Destination Gold Coast also voiced its disappointment in the Qantas subsidiary’s move to scrap the popular Narita flights, with the DMO confirming it will continue to focus on Japan as a key inbound market.
Interim Chief Operating Officer Rachel Hancock highlighted the Gold Coast’s huge popularity among Japanese travellers, saying, “we will continue to attract these high value travellers via engagement direct with consumers and trade partners, highlighting opportunities to connect with Gold Coast via Brisbane and our immense domestic connectivity to the Gold Coast via Sydney and Melbourne”.

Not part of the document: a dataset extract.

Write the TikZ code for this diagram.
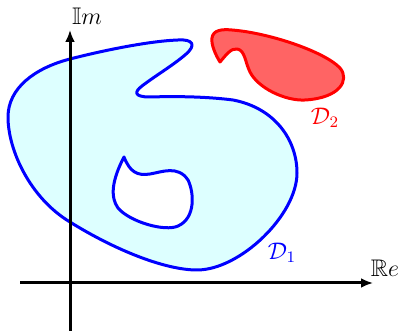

The Gold Coast has also seen strong demand returning in key international markets including New Zealand, Southeast and North Asia, Hancock highlighted, with the DMO team “regularly engaging these markets through regular campaign activity, in-market missions, and publicity opportunities to showcase the breadth and depth of everything the Gold Coast has to offer.
“Together with our airport partners, the City of Gold Coast and the Queensland Government we will continue to hunt as a pack to rebuild international services and unlock new opportunities through aviation hubs that would allow travel into the Gold Coast from other parts of Asia, India, and Europe,” Hancock concluded.